By this time, Johnston and Melcher were also recording as a duo under the name Bruce and Terry, making records like Summer Means Fun, a minor hit for them in 1964.

Yes, summer means fun,

But the age of the studio surf and hot rod group only lasted about 18 months, and the Ripcord's fourth single only made number 98, while the fifth didn't chart at all.

After that, the group split up.

Bruce and Terry continued recording as a duo until 1966, and some of their records were truly excellent, like the majestic Girl It's It's Alright Now.

We both know you did wrong,

but it's over now,

and you're back where you belong.

Girl, it's alright now,

all right

now.

You've come home, and what if you tied down?

It's all

right now.

By the time that came out, though, both men had gone on to the work that would be what they were remembered for in later decades.

Johnston joined the Beach Boys, and we'll be hearing much more about him throughout the 60s and 70s, and Terry Melcher was producing acts like the Birds, and we'll hear more of him, too.

The Rip Chords remain largely a footnote to their work, to the extent that much of the time when people talk about the rip chords, they don't even know that there was a real band at all.

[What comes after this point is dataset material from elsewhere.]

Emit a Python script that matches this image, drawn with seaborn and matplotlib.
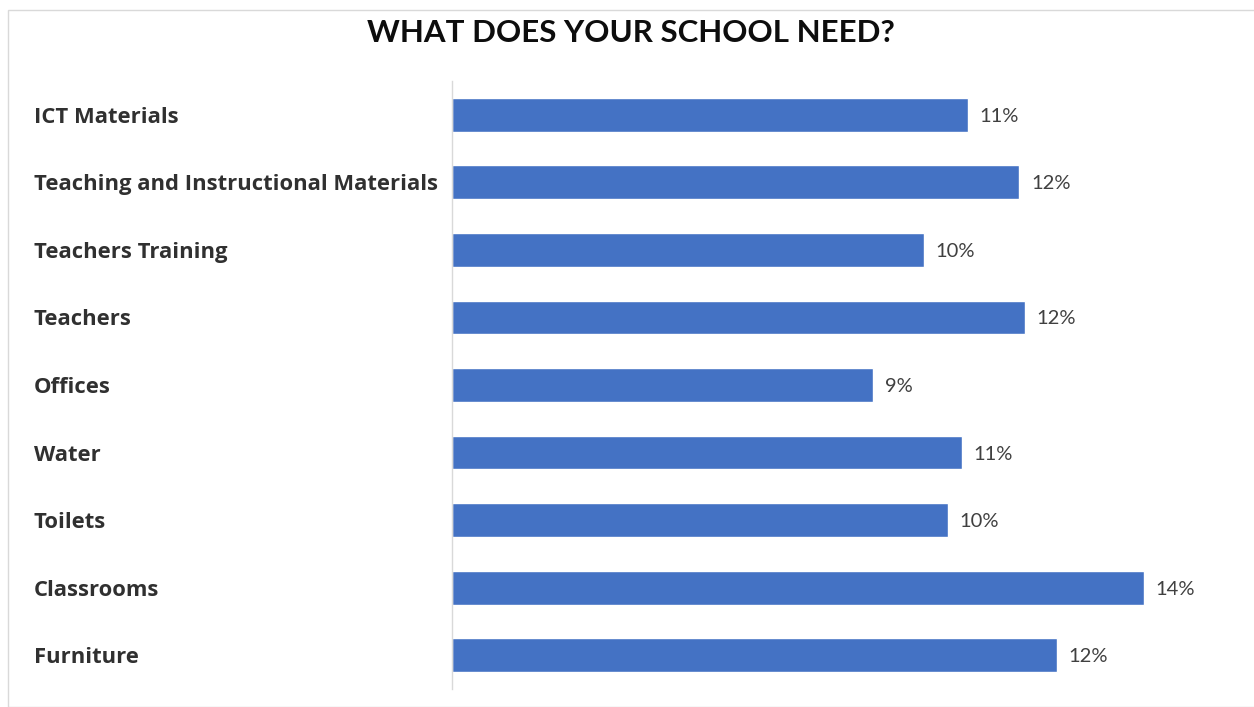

Stewart, Rotkin, and Marcus reformed the rip chords and have sometimes toured under the name in recent decades, and put out an album of re-recorded versions of the hits a few years back, while Melcher and Johnston briefly revived the name for recordings to fill out a compilation cassette of hit re-recordings, mostly by Mike Love of the Beach Boys and Dean Torrance of Jan and Dean, released only in Radio Shack stores in the 80s.

Ernie Bringus now teaches theology and also seems to be the primary author of the group's Wikipedia page, which is largely devoted to making it very clear that Bringus really sang on the records his group put out.

the spell

of the drop and rockin' rhythm of the sea.